Markets likely to gain further3 min read . Updated: 25 Jun 2012, 12:19 PM IST
Markets likely to gain further
A lot happened last week, which brought little cheer to the equity markets. The week started on a positive note as a favourable election outcome in Greece raised hopes of some stability in the euro zone, but this was immediately followed by huge disappointment over Reserve Bank of India’s (RBI) decision to maintain status quo over its monetary policy, which was broadly expected to loosen up a bit to pep up the sagging Indian economy. RBI also raised concerns about the options with the Indian government to deal with the weakening Indian economy. As the week progressed, rising bond yields in Spain and Italy took over the euphoria over the Greek election results and equities globally started tumbling again.
For India, there was more in store as Fitch Ratings became the second credit agency after Standard and Poor’s to threaten India’s investment-grade status by cutting the sovereign outlook to negative. The markets did not react negatively to this, as this raised hopes that some fiscal stimulus could be on the way to contain the economic turmoil. Though nothing as such came up during the week, the ever-falling rupee, which declined to its historical low of 57.32 to a dollar on Friday before recovering partially to settle at 57.12, jolted the government, and the finance minister announced measures would be unveiled on Monday to arrest the slide. The markets will keenly watch the announcements for cues. The weakness in the rupee is clearly evident, and unless the government announces some concrete steps on Monday, it will be really difficult to contain the fall.

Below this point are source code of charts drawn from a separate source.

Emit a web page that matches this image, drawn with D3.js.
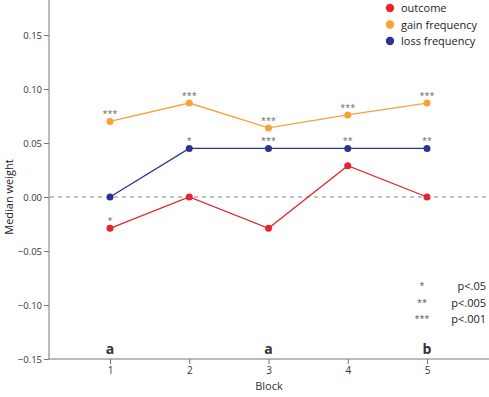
<!DOCTYPE html>
<html><head><meta charset="utf-8">
<script src="https://cdn.jsdelivr.net/npm/d3@7"></script>
<style>body{margin:0;background:#fff}svg{display:block}text{font-family:"Open Sans",sans-serif}</style>
</head><body><svg id="c" width="489" height="397"></svg>
<script>
const blocks = [1, 2, 3, 4, 5];
const outcome = [-0.029, 0.0, -0.029, 0.029, 0.0];
const gainFreq = [0.070, 0.087, 0.064, 0.076, 0.087];
const lossFreq = [0.0, 0.045, 0.045, 0.045, 0.045];
const outcomeSig = ["*", "", "", "", ""];
const gainSig = ["***", "***", "***", "***", "***"];
const lossSig = ["", "*", "***", "**", "**"];
const yTicks = [0.15, 0.10, 0.05, 0.00, -0.05, -0.10, -0.15];
const groupLetters = ["a", "", "a", "", "b"];
const seriesNames = ["outcome", "gain frequency", "loss frequency"];
const colors = ["#e9222b", "#f7a235", "#2e3192"];
const sigKeys = ["*", "**", "***"];
const sigLabels = ["p<.05", "p<.005", "p<.001"];

const svg = d3.select("#c");
const x = d3.scaleLinear().domain([1, 5]).range([110, 427]);
const y = d3.scaleLinear().domain([-0.15, 0.15]).range([359, 35]);
const axisColor = "#777";

// y axis
const ya = svg.append("g").attr("transform", "translate(49,0)")
  .call(d3.axisLeft(y).tickValues(yTicks).tickFormat(d3.format(".2f")).tickSize(5).tickSizeOuter(0));
ya.select(".domain").remove();
ya.selectAll("line").attr("stroke", axisColor);
ya.selectAll("text").attr("font-size", 9.5).attr("fill", "#333").attr("x", -7);
svg.append("line").attr("x1", 49).attr("x2", 49).attr("y1", 0).attr("y2", 359).attr("stroke", axisColor);

// x axis
const xa = svg.append("g").attr("transform", "translate(0,359)")
  .call(d3.axisBottom(x).tickValues(blocks).tickFormat(d3.format("d")).tickSize(5).tickSizeOuter(0));
xa.select(".domain").remove();
xa.selectAll("line").attr("stroke", axisColor);
xa.selectAll("text").attr("font-size", 10).attr("fill", "#333").attr("y", 8);
svg.append("line").attr("x1", 49).attr("x2", 489).attr("y1", 359).attr("y2", 359).attr("stroke", axisColor);

svg.append("text").attr("x", 269).attr("y", 390).attr("text-anchor", "middle")
  .attr("font-size", 11).attr("fill", "#333").text("Block");
svg.append("text").attr("transform", "translate(13,197) rotate(-90)").attr("text-anchor", "middle")
  .attr("font-size", 11).attr("fill", "#222").text("Median weight");

// zero line
svg.append("line").attr("x1", 50).attr("x2", 489).attr("y1", y(0)).attr("y2", y(0))
  .attr("stroke", "#888").attr("stroke-width", 1.2).attr("stroke-dasharray", "4,4");

const series = [outcome, gainFreq, lossFreq];
const sigs = [outcomeSig, gainSig, lossSig];
const line = d3.line().x((d, i) => x(blocks[i])).y(d => y(d));
series.forEach((s, k) => {
  svg.append("path").datum(s).attr("d", line).attr("fill", "none")
    .attr("stroke", colors[k]).attr("stroke-width", 1.3);
});
series.forEach((s, k) => {
  svg.selectAll(null).data(s).enter().append("circle")
    .attr("cx", (d, i) => x(blocks[i])).attr("cy", d => y(d)).attr("r", 3.5).attr("fill", colors[k]);
  svg.selectAll(null).data(s).enter().append("text")
    .attr("x", (d, i) => x(blocks[i])).attr("y", d => y(d) - 4)
    .attr("text-anchor", "middle").attr("font-size", 9).attr("fill", "#666")
    .text((d, i) => sigs[k][i]);
});

// group letters
svg.selectAll(null).data(groupLetters).enter().append("text")
  .attr("x", (d, i) => x(blocks[i])).attr("y", 354).attr("text-anchor", "middle")
  .attr("font-size", 14).attr("font-weight", "bold").attr("fill", "#333").text(d => d);

// legend
seriesNames.forEach((n, k) => {
  svg.append("circle").attr("cx", 390).attr("cy", 8 + k * 16.5).attr("r", 4.2).attr("fill", colors[k]);
  svg.append("text").attr("x", 401).attr("y", 12 + k * 16.5).attr("font-size", 11).attr("fill", "#222").text(n);
});
sigKeys.forEach((s, k) => {
  svg.append("text").attr("x", 422).attr("y", 289 + k * 16.5).attr("font-size", 9).attr("fill", "#555")
    .attr("text-anchor", "middle").text(s);
  svg.append("text").attr("x", 486).attr("y", 290 + k * 16.5).attr("font-size", 11).attr("fill", "#222")
    .attr("text-anchor", "end").text(sigLabels[k]);
});
</script></body></html>
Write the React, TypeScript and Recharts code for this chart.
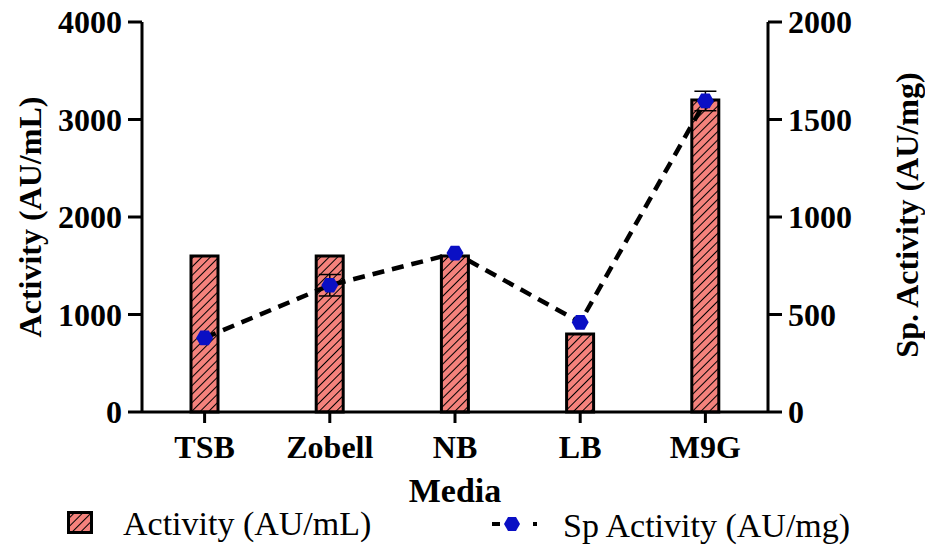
import { ComposedChart, Bar, Line, XAxis, YAxis, ErrorBar } from "recharts";

const media = ["TSB", "Zobell", "NB", "LB", "M9G"];
const activity = [1600, 1600, 1600, 800, 3200];
const spActivity = [380, 650, 815, 460, 1595];
const spError = [0, 55, 0, 0, 50];
const leftTicks = [0, 1000, 2000, 3000, 4000];
const rightTicks = [0, 500, 1000, 1500, 2000];

const data = media.map((m, i) => ({ name: m, activity: activity[i], sp: spActivity[i], spErr: spError[i] }));

const FONT = "'Liberation Serif', 'Times New Roman', serif";
const BLUE = "#0a0fc4";
const SALMON = "#f4827c";

const axisStyle = { stroke: "#000", strokeWidth: 3 };
const tickFont = { fill: "#000", fontSize: 32, fontWeight: 700, fontFamily: FONT };

// flat-topped hexagon marker (size instead of r, recharts passes its own r)
function Hex({ cx, cy, size = 8.5 }: { cx?: number; cy?: number; size?: number }) {
  if (cx == null || cy == null) return null;
  const pts = [0, 60, 120, 180, 240, 300]
    .map((a) => `${cx + size * Math.cos((a * Math.PI) / 180)},${cy + size * Math.sin((a * Math.PI) / 180)}`)
    .join(" ");
  return <polygon points={pts} fill={BLUE} />;
}

function LeftTitle({ viewBox }: any) {
  const cx = 30;
  const cy = viewBox.y + viewBox.height / 2;
  return (
    <text x={cx} y={cy} transform={`rotate(-90, ${cx}, ${cy})`} textAnchor="middle" dy="0.35em" fontFamily={FONT} fontSize={32} fontWeight={700} fill="#000">
      Activity (AU/mL)
    </text>
  );
}

function RightTitle({ viewBox }: any) {
  const cx = viewBox.x + 139;
  const cy = viewBox.y + viewBox.height / 2 - 2;
  return (
    <text x={cx} y={cy} transform={`rotate(-90, ${cx}, ${cy})`} textAnchor="middle" dy="0.35em" fontFamily={FONT} fontSize={32} fontWeight={700} fill="#000">
      Sp. Activity (AU/mg)
    </text>
  );
}

export default function App() {
  return (
    <div style={{ position: "relative", width: 925, height: 550, background: "#fff" }}>
      <style>{"body{margin:0}"}</style>
      <ComposedChart width={925} height={550} data={data} margin={{ top: 22, right: 0, bottom: 78, left: 0 }}>
        <defs>
          <pattern id="hatch" patternUnits="userSpaceOnUse" width={6} height={6} patternTransform="rotate(45)">
            <rect width={6} height={6} fill={SALMON} />
            <line x1={0} y1={0} x2={0} y2={6} stroke="#000" strokeWidth={2} />
          </pattern>
        </defs>
        <XAxis
          dataKey="name"
          height={60}
          axisLine={axisStyle}
          tickLine={axisStyle}
          tickSize={11}
          tickMargin={12}
          tick={tickFont}
          interval={0}
          label={{ value: "Media", position: "bottom", offset: 6, style: { fill: "#000", fontSize: 34, fontWeight: 700, fontFamily: FONT } }}
        />
        <YAxis
          yAxisId="left"
          width={142}
          domain={[0, 4000]}
          ticks={leftTicks}
          axisLine={axisStyle}
          tickLine={axisStyle}
          tickSize={14}
          tickMargin={6}
          tick={tickFont}
          label={<LeftTitle />}
        />
        <YAxis
          yAxisId="right"
          orientation="right"
          width={157}
          domain={[0, 2000]}
          ticks={rightTicks}
          axisLine={axisStyle}
          tickLine={axisStyle}
          tickSize={14}
          tickMargin={6}
          tick={tickFont}
          label={<RightTitle />}
        />
        <Bar yAxisId="left" dataKey="activity" barSize={27} fill="url(#hatch)" stroke="#000" strokeWidth={3} isAnimationActive={false} />
        <Line
          yAxisId="right"
          dataKey="sp"
          stroke="#000"
          strokeWidth={4.5}
          strokeDasharray="12 8"
          dot={<Hex />}
          activeDot={false}
          isAnimationActive={false}
        >
          <ErrorBar dataKey="spErr" width={11} stroke="#000" strokeWidth={1.5} direction="y" />
        </Line>
      </ComposedChart>

      {/* legend */}
      <div style={{ position: "absolute", left: 0, top: 500, width: 925, height: 50, fontFamily: FONT, color: "#000" }}>
        <svg width={26} height={23} style={{ position: "absolute", left: 67, top: 11 }}>
          <rect x={1.5} y={1.5} width={23} height={20} fill="url(#hatch)" stroke="#000" strokeWidth={3} />
        </svg>
        <span style={{ position: "absolute", left: 123, top: 4, fontSize: 34, lineHeight: "40px", whiteSpace: "nowrap" }}>Activity (AU/mL)</span>
        <svg width={50} height={20} style={{ position: "absolute", left: 490, top: 14 }}>
          <line x1={2} y1={10} x2={10} y2={10} stroke="#000" strokeWidth={4} />
          <Hex cx={22} cy={10} size={8} />
          <line x1={43} y1={10} x2={47} y2={10} stroke="#000" strokeWidth={4} />
        </svg>
        <span style={{ position: "absolute", left: 563, top: 6, fontSize: 34, lineHeight: "40px", whiteSpace: "nowrap" }}>Sp Activity (AU/mg)</span>
      </div>
    </div>
  );
}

Globally, the markets remained edgy after the US Federal Reserve disappointed investors with the size of its US bond purchases. The markets were expecting some road map for the third round of quantitative easing Later, Moody’s downgrade of the world’s major banks led to the rise in dollar against a basket of major currencies. Equities are likely to trade on cautiously positive notes. This week, the rupee and crude prices are likely to rule sentiments. However, the expiry of derivative contracts for June on Thursday might add some volatility. Also, the ruling of the Competition Commission of India on whether to fine tyre firms over allegations of price fixing will also be watched.
Globally, the economic calendar is hectic. The key economic data in the US include new home sales data on Monday, building permits, Richmond Fed composite index, consumer confidence on Tuesday, US durable goods orders for May, midwest manufacturing index for May and pending home sales on Wednesday, first-quarter gross domestic product data, weekly jobless claims on Thursday and personal income data, Chicago Purchasing Mangers’ Index and Michigan sub-indexes will be closely watched on Friday.
Technically, the markets are looking positive and are likely to gain further. On its way up, the benchmark Nifty index on the National Stock Exchange is likely to see the first resistance at 5,191, which is likely to be a good level. If it settles above this with good volumes, the outlook in the short term will improve substantially as the new target will shift to 5,348 points. The target does not mean the Nifty will necessarily touch this level as there are many crucial resistance levels en route. The Nifty, on crossing 5,191, will see the next resistance at 5,256. If the volume-led rise pushes the Nifty above this, the next resistance will be 5,295, which is a moderate resistance level, but if crossed, will make way for a target of 5,348 points.
On its way down, the Nifty has its first support at 5,091, which is an important level; until it hovers above this, there will be no danger to the northward momentum. However, if it closes below this, the next key support will be 5,041. This is an important support level and should be watched closely. A fall below this with good volumes or a comfortable close below this will mean negative sentiments with significantly lower key support.
This week, Dena Bank, Tech Mahindra Ltd and Titan Industries Ltd look good. Dena Bank, at its last close of ₹ 96.65, has a target of ₹ 100, and a stop-loss of ₹ 92. Tech Mahindra,?at?its?last?close of ₹ 688.35, has a target of ₹ 702, and a stop-loss of ₹ 671. Titan, at its last close of ₹ 221, has a target of ₹ 28, and a stop-loss of ₹ 213. From my last week’s recommendations, Reliance Infrastructure Ltd and IndusInd Bank Ltd met targets. Bharat Forge Ltd missed it by a whisker.